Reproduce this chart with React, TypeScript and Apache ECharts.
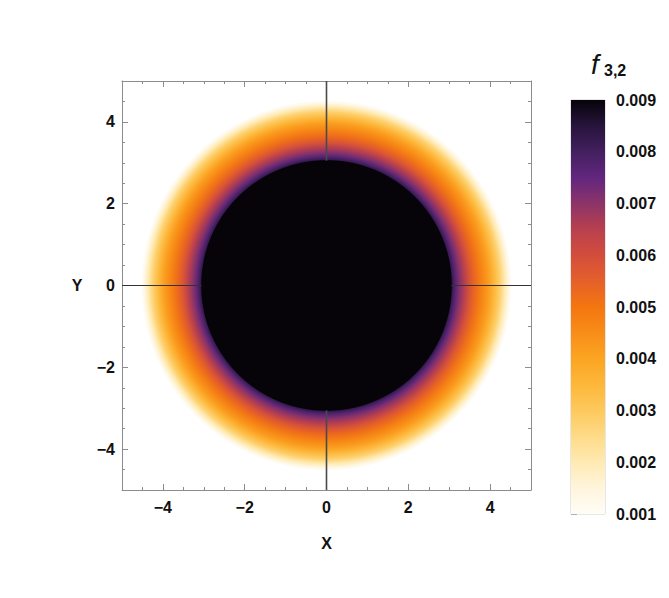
import React, { useEffect, useRef } from "react";
import * as echarts from "echarts";

// ---- data ----
// radial profile of f(3,2): radius -> value (inside first radius: saturated, black)
const RADII = [3.05, 3.08, 3.15, 3.25, 3.38, 3.51, 3.66, 3.8, 3.95, 4.1, 4.24, 4.36, 4.46, 4.52];
const VALUES = [0.009, 0.0082, 0.0077, 0.0071, 0.0065, 0.0058, 0.0052, 0.0047, 0.0042, 0.0035, 0.0028, 0.002, 0.0013, 0.001];

// colour scale (value -> colour)
const CMAP_VALUES = [0.001, 0.0015, 0.002, 0.0025, 0.003, 0.0035, 0.004, 0.0045, 0.005, 0.0055, 0.006, 0.0065, 0.007, 0.0075, 0.008, 0.0085, 0.009];
const CMAP_COLORS = [
  "#fffdf7", "#fff5dd", "#ffeab2", "#fedb88", "#fdc95d", "#fdb73a", "#fba522", "#f88d19", "#f4760f",
  "#e5602a", "#d34d3c", "#b8404e", "#8c3468", "#62267f", "#43205f", "#27143c", "#060409",
];

const AXIS_MIN = -5;
const AXIS_MAX = 5;
const MINOR_STEP = 0.5;
const MAJOR_TICKS = [-4, -2, 0, 2, 4];
const CB_MIN = 0.001;
const CB_MAX = 0.009;
const CB_STEP = 0.001;

function hexToRgb(h: string) {
  const n = parseInt(h.slice(1), 16);
  return [(n >> 16) & 255, (n >> 8) & 255, n & 255];
}

function colorOf(v: number) {
  if (v <= CMAP_VALUES[0]) return CMAP_COLORS[0];
  const last = CMAP_VALUES.length - 1;
  if (v >= CMAP_VALUES[last]) return CMAP_COLORS[last];
  for (let i = 0; i < last; i++) {
    const a = CMAP_VALUES[i], b = CMAP_VALUES[i + 1];
    if (v >= a && v <= b) {
      const t = (v - a) / (b - a);
      const c0 = hexToRgb(CMAP_COLORS[i]);
      const c1 = hexToRgb(CMAP_COLORS[i + 1]);
      const c = c0.map((x, k) => Math.round(x + (c1[k] - x) * t));
      return `rgb(${c[0]},${c[1]},${c[2]})`;
    }
  }
  return CMAP_COLORS[last];
}

const FRAME = "#8c8c8c";
const FONT = "Liberation Sans, Arial, sans-serif";
const LABEL_COLOR = "#111";

function fmtTick(v: number) {
  if (Math.abs(v - Math.round(v)) > 1e-9) return "";
  const r = Math.round(v);
  if (r % 2 !== 0) return "";
  return r < 0 ? "\u2212" + Math.abs(r) : String(r);
}

function minorAxis(gridIndex: number, position: string, showLabel: boolean, margin: number) {
  return {
    type: "value",
    gridIndex,
    position,
    min: AXIS_MIN,
    max: AXIS_MAX,
    interval: MINOR_STEP,
    axisLine: { show: true, onZero: false, lineStyle: { color: FRAME, width: 1 } },
    axisTick: { show: true, inside: true, length: 3, lineStyle: { color: FRAME, width: 1 } },
    axisLabel: {
      show: showLabel,
      formatter: fmtTick,
      fontSize: 16,
      fontWeight: "bold",
      fontFamily: FONT,
      color: LABEL_COLOR,
      margin,
    },
    splitLine: { show: false },
  };
}

function majorAxis(gridIndex: number, position: string) {
  return {
    type: "value",
    gridIndex,
    position,
    min: AXIS_MIN,
    max: AXIS_MAX,
    axisLine: { show: false, onZero: false },
    axisTick: { show: true, inside: true, length: 6, customValues: MAJOR_TICKS, lineStyle: { color: FRAME, width: 1 } },
    axisLabel: { show: false },
    splitLine: { show: false },
  };
}

function ringRenderer(params: any, api: any) {
  const r = api.value(0);
  const v = api.value(1);
  const r0 = api.value(2);
  const v0 = api.value(3);
  const c = api.coord([0, 0]);
  const R = Math.abs(api.size([r, 0])[0]);
  const fill =
    r0 === 0
      ? colorOf(v)
      : new echarts.graphic.RadialGradient(0.5, 0.5, 0.5, [
          { offset: 0, color: colorOf(v0) },
          { offset: r0 / r, color: colorOf(v0) },
          { offset: 1, color: colorOf(v) },
        ]);
  return { type: "circle", shape: { cx: c[0], cy: c[1], r: R }, style: { fill } };
}

export default function App() {
  const ref = useRef<HTMLDivElement>(null);

  useEffect(() => {
    if (!ref.current) return;
    const chart = echarts.init(ref.current, null, { renderer: "svg" });

    const allRings = RADII.map((r, i) => [
      r,
      VALUES[i],
      i > 0 ? RADII[i - 1] : 0,
      i > 0 ? VALUES[i - 1] : VALUES[i],
    ]);
    const outerRings = allRings.slice(1).reverse();
    const core = allRings.slice(0, 1);

    const cbStops = CMAP_VALUES.map((v, i) => ({
      offset: (CB_MAX - v) / (CB_MAX - CB_MIN),
      color: CMAP_COLORS[i],
    })).sort((a, b) => a.offset - b.offset);

    const grid = { left: 114, top: 73, width: 409, height: 409 };

    const option: any = {
      animation: false,
      backgroundColor: "#ffffff",
      grid: [
        { ...grid, show: false },
        { ...grid, show: false },
        { left: 563, top: 92, width: 34, height: 414, show: true, borderColor: "#cfcfcf", borderWidth: 1 },
      ],
      xAxis: [
        minorAxis(0, "bottom", true, 9),
        minorAxis(0, "top", false, 8),
        majorAxis(1, "bottom"),
        majorAxis(1, "top"),
        { type: "value", gridIndex: 2, min: 0, max: 1, show: false },
      ],
      yAxis: [
        minorAxis(0, "left", true, 7),
        minorAxis(0, "right", false, 8),
        majorAxis(1, "left"),
        majorAxis(1, "right"),
        {
          type: "value",
          gridIndex: 2,
          position: "right",
          min: CB_MIN,
          max: CB_MAX,
          interval: CB_STEP,
          axisLine: { show: false },
          axisTick: { show: true, inside: false, length: 6, lineStyle: { color: "#b0b0b0" } },
          axisLabel: {
            formatter: (v: number) => v.toFixed(3),
            fontSize: 16,
            fontWeight: "bold",
            fontFamily: FONT,
            color: LABEL_COLOR,
            margin: 11,
          },
          splitLine: { show: false },
        },
      ],
      series: [
        {
          type: "custom",
          xAxisIndex: 0,
          yAxisIndex: 0,
          data: outerRings,
          renderItem: ringRenderer,
          silent: true,
          z: 2,
        },
        {
          type: "line",
          xAxisIndex: 0,
          yAxisIndex: 0,
          data: [[AXIS_MIN, 0], [AXIS_MAX, 0]],
          showSymbol: false,
          symbol: "none",
          lineStyle: { color: "#333333", width: 1.2 },
          silent: true,
          z: 5,
        },
        {
          type: "line",
          xAxisIndex: 0,
          yAxisIndex: 0,
          data: [[0, AXIS_MIN], [0, AXIS_MAX]],
          showSymbol: false,
          symbol: "none",
          lineStyle: { color: "#4a4a4a", width: 1.6 },
          silent: true,
          z: 5,
        },
        {
          type: "custom",
          xAxisIndex: 0,
          yAxisIndex: 0,
          data: core,
          renderItem: ringRenderer,
          silent: true,
          z: 6,
        },
        {
          type: "custom",
          xAxisIndex: 4,
          yAxisIndex: 4,
          data: [[0.5, CB_MAX, CB_MIN]],
          renderItem: (params: any, api: any) => {
            const top = api.coord([0, api.value(1)])[1];
            const bottom = api.coord([0, api.value(2)])[1];
            const cs = params.coordSys;
            return {
              type: "rect",
              shape: { x: cs.x, y: top, width: cs.width, height: bottom - top },
              style: { fill: new echarts.graphic.LinearGradient(0, 0, 0, 1, cbStops) },
            };
          },
          silent: true,
          z: 2,
        },
      ],
      graphic: [
        {
          type: "text",
          x: 318.5,
          y: 535,
          style: { text: "X", fontSize: 16, fontWeight: "bold", fontFamily: FONT, fill: LABEL_COLOR, align: "center", verticalAlign: "middle" },
        },
        {
          type: "text",
          x: 69,
          y: 277.5,
          style: { text: "Y", fontSize: 16, fontWeight: "bold", fontFamily: FONT, fill: LABEL_COLOR, align: "center", verticalAlign: "middle" },
        },
        {
          type: "text",
          x: 583,
          y: 56,
          style: { text: "f", fontSize: 28, fontStyle: "italic", fontFamily: FONT, fill: LABEL_COLOR, align: "left", verticalAlign: "middle" },
        },
        {
          type: "text",
          x: 596,
          y: 62,
          style: { text: "3,2", fontSize: 16, fontWeight: "bold", fontFamily: FONT, fill: LABEL_COLOR, align: "left", verticalAlign: "middle" },
        },
      ],
    };

    chart.setOption(option);
    return () => chart.dispose();
  }, []);

  return <div ref={ref} style={{ width: 653, height: 582 }} />;
}
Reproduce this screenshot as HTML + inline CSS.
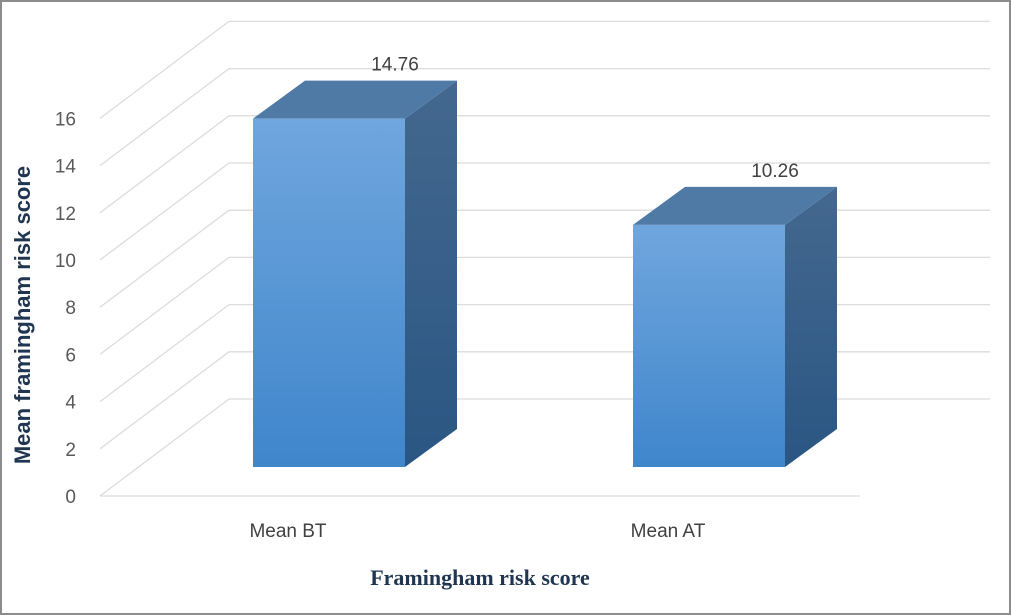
<!DOCTYPE html>
<html><head><meta charset="utf-8"><style>
body{margin:0;background:#fff}
svg{display:block}
</style></head><body>
<svg width="1011" height="615" viewBox="0 0 1011 615" xmlns="http://www.w3.org/2000/svg">
<defs>
<linearGradient id="fg" x1="0" y1="0" x2="0" y2="1"><stop offset="0" stop-color="#70a6de"/><stop offset="1" stop-color="#3f86cb"/></linearGradient>
<linearGradient id="sg" x1="0" y1="0" x2="0" y2="1"><stop offset="0" stop-color="#44688f"/><stop offset="1" stop-color="#2a5683"/></linearGradient>
</defs>
<rect x="1" y="1" width="1009" height="613" fill="#fff" stroke="#8c8c8c" stroke-width="2"/>
<g id="grid"></g>
<g id="ticks"></g>
<g id="bars"></g>
<text x="30" y="315" transform="rotate(-90 30 315)" text-anchor="middle" font-family="Liberation Sans, sans-serif" font-weight="bold" font-size="22" fill="#1f3550">Mean framingham risk score</text>
<text x="480" y="585" text-anchor="middle" font-family="Liberation Serif, serif" font-weight="bold" font-size="22" fill="#1f3550">Framingham risk score</text>
</svg>
<script>
const categories=["Mean BT","Mean AT"];
const values=[14.76,10.26];
const valueLabels=["14.76","10.26"];
const tickValues=[0,2,4,6,8,10,12,14,16];
const NS="http://www.w3.org/2000/svg";
const FY0=496,UNIT=23.6,DX=129,DY=-97,FX0=100,BX1=990;
const yFront=v=>FY0-v*UNIT;
const BAR_BASE=467,BDX=52,BDY=-38,BW=152;
const barX=i=>253+i*380;
function mk(tag,attrs,parent){const e=document.createElementNS(NS,tag);for(const k in attrs)e.setAttribute(k,attrs[k]);parent.appendChild(e);return e;}
const grid=document.getElementById('grid'),ticks=document.getElementById('ticks'),bars=document.getElementById('bars');
tickValues.forEach(v=>{
  const yf=yFront(v),yb=yf+DY;
  const d=mk('line',{x1:FX0,y1:yf,x2:FX0+DX,y2:yb,stroke:'#dcdcdc','stroke-width':1.3},grid);
  
  
  const h=mk('line',{x1:FX0+DX,y1:yb,x2:BX1,y2:yb,stroke:'#dcdcdc','stroke-width':1.3},grid);
  
  
  const t=mk('text',{x:76,y:yf+7,'text-anchor':'end','font-family':'Liberation Sans, sans-serif','font-size':19,fill:'#595959'},ticks);
  t.textContent=v;
  
  
});
const fl=mk('line',{x1:FX0,y1:FY0,x2:860,y2:FY0,stroke:'#dcdcdc','stroke-width':1.3},grid);


values.forEach((v,i)=>{
  const x=barX(i),top=BAR_BASE-v*UNIT;
  const g=mk('g',{},bars);
  
  
  mk('polygon',{points:`${x+BW},${top} ${x+BW+BDX},${top+BDY} ${x+BW+BDX},${BAR_BASE+BDY} ${x+BW},${BAR_BASE}`,fill:'url(#sg)'},g);
  mk('polygon',{points:`${x},${top} ${x+BDX},${top+BDY} ${x+BW+BDX},${top+BDY} ${x+BW},${top}`,fill:'#4f7aa6'},g);
  mk('rect',{x:x,y:top,width:BW,height:BAR_BASE-top,fill:'url(#fg)'},g);
  const lb=mk('text',{x:x+BW/2+BDX/2+40,y:top+BDY-10,'text-anchor':'middle','font-family':'Liberation Sans, sans-serif','font-size':19,fill:'#404040'},bars);
  lb.textContent=valueLabels[i];
  
  
  const c=mk('text',{x:x+35,y:537,'text-anchor':'middle','font-family':'Liberation Sans, sans-serif','font-size':19,fill:'#404040'},bars);
  c.textContent=categories[i];
  
  
});
</script>
</body></html>
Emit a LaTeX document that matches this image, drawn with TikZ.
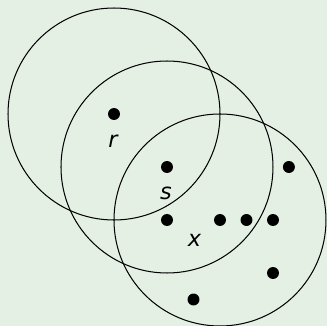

WHAT YOU WILL DO -
Look at the listing and set down only the lines from its start through the line with "0.002, 0.0013, 0.001];", word for word and without pictures.

RESULT OF THE TASK -
Reproduce this chart with React, TypeScript and Apache ECharts.
import React, { useEffect, useRef } from "react";
import * as echarts from "echarts";

// ---- data ----
// radial profile of f(3,2): radius -> value (inside first radius: saturated, black)
const RADII = [3.05, 3.08, 3.15, 3.25, 3.38, 3.51, 3.66, 3.8, 3.95, 4.1, 4.24, 4.36, 4.46, 4.52];
const VALUES = [0.009, 0.0082, 0.0077, 0.0071, 0.0065, 0.0058, 0.0052, 0.0047, 0.0042, 0.0035, 0.0028, 0.002, 0.0013, 0.001];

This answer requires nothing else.